Written problem: Please transcribe the data below exactly. Leave the pictures out.

Recorded information:
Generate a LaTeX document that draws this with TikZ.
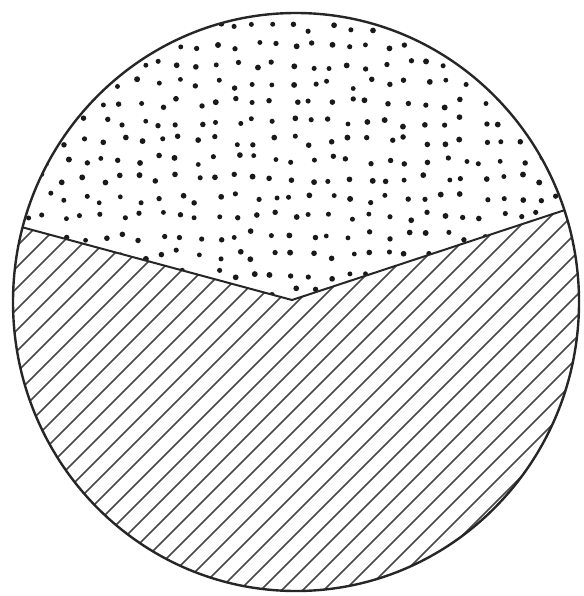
\documentclass[tikz,border=0pt]{standalone}
\usepackage{tikz}

\begin{document}
\begin{tikzpicture}[
				x=1pt, y=-1pt,
				rim/.style={line width=2.4pt, draw=black!85},
				seam/.style={line width=2pt, draw=black!85},
				hatch/.style={line width=1.5pt, draw=black!72},
				grain/.style={fill=black!90}
				]
				\useasboundingbox (0,0) rectangle (583,596);
				\coordinate (ctr) at (296,302);
				\coordinate (wl) at (25,228);
				\coordinate (tip) at (292,300);
				\coordinate (wr) at (565,210);
				
				\begin{scope}
					\clip (ctr) ellipse [x radius=283, y radius=289];
					% dotted cap
					\begin{scope}
						\clip (-10,-10) -- (600,-10) -- (600,198.5) -- (wr) -- (tip) -- (wl) -- (-10,218.6) -- cycle;
						\pgfmathsetseed{11}
						\foreach \i in {0,...,30}
						\foreach \j in {0,...,16} {
							\pgfmathsetmacro\dx{8+\i*19+rand*5}
							\pgfmathsetmacro\dy{8+\j*19+rand*5}
							\pgfmathsetmacro\dr{2.4+rnd*0.6}
							\fill[grain] (\dx,\dy) circle [radius=\dr pt];
						}
					\end{scope}
					% hatched body
					\begin{scope}
						\clip (-10,218.6) -- (wl) -- (tip) -- (wr) -- (600,198.5) -- (600,610) -- (-10,610) -- cycle;
						\foreach \k in {-22,...,28}
						\draw[hatch] (\k*21,620) -- ++(640,-640);
					\end{scope}
					\draw[seam] (-10,218.6) -- (wl) -- (tip) -- (wr) -- (600,198.5);
				\end{scope}
				\draw[rim] (ctr) ellipse [x radius=283, y radius=289];
			\end{tikzpicture}
\end{document}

Task result:
Generate a LaTeX document that draws this with TikZ.
\documentclass[tikz,border=0pt]{standalone}
\usepackage{tikz}

\begin{document}
\begin{tikzpicture}[
				x=1pt, y=-1pt,
				rim/.style={line width=2.4pt, draw=black!85},
				seam/.style={line width=2pt, draw=black!85},
				hatch/.style={line width=1.5pt, draw=black!72},
				grain/.style={fill=black!90}
				]
				\useasboundingbox (0,0) rectangle (583,596);
				\coordinate (ctr) at (296,302);
				\coordinate (wl) at (25,228);
				\coordinate (tip) at (292,300);
				\coordinate (wr) at (565,210);
				
				\begin{scope}
					\clip (ctr) ellipse [x radius=283, y radius=289];
					% dotted cap
					\begin{scope}
						\clip (-10,-10) -- (600,-10) -- (600,198.5) -- (wr) -- (tip) -- (wl) -- (-10,218.6) -- cycle;
						\pgfmathsetseed{11}
						\foreach \i in {0,...,30}
						\foreach \j in {0,...,16} {
							\pgfmathsetmacro\dx{8+\i*19+rand*5}
							\pgfmathsetmacro\dy{8+\j*19+rand*5}
							\pgfmathsetmacro\dr{2.4+rnd*0.6}
							\fill[grain] (\dx,\dy) circle [radius=\dr pt];
						}
					\end{scope}
					% hatched body
					\begin{scope}
						\clip (-10,218.6) -- (wl) -- (tip) -- (wr) -- (600,198.5) -- (600,610) -- (-10,610) -- cycle;
						\foreach \k in {-22,...,28}
						\draw[hatch] (\k*21,620) -- ++(640,-640);
					\end{scope}
					\draw[seam] (-10,218.6) -- (wl) -- (tip) -- (wr) -- (600,198.5);
				\end{scope}
				\draw[rim] (ctr) ellipse [x radius=283, y radius=289];
			\end{tikzpicture}
\end{document}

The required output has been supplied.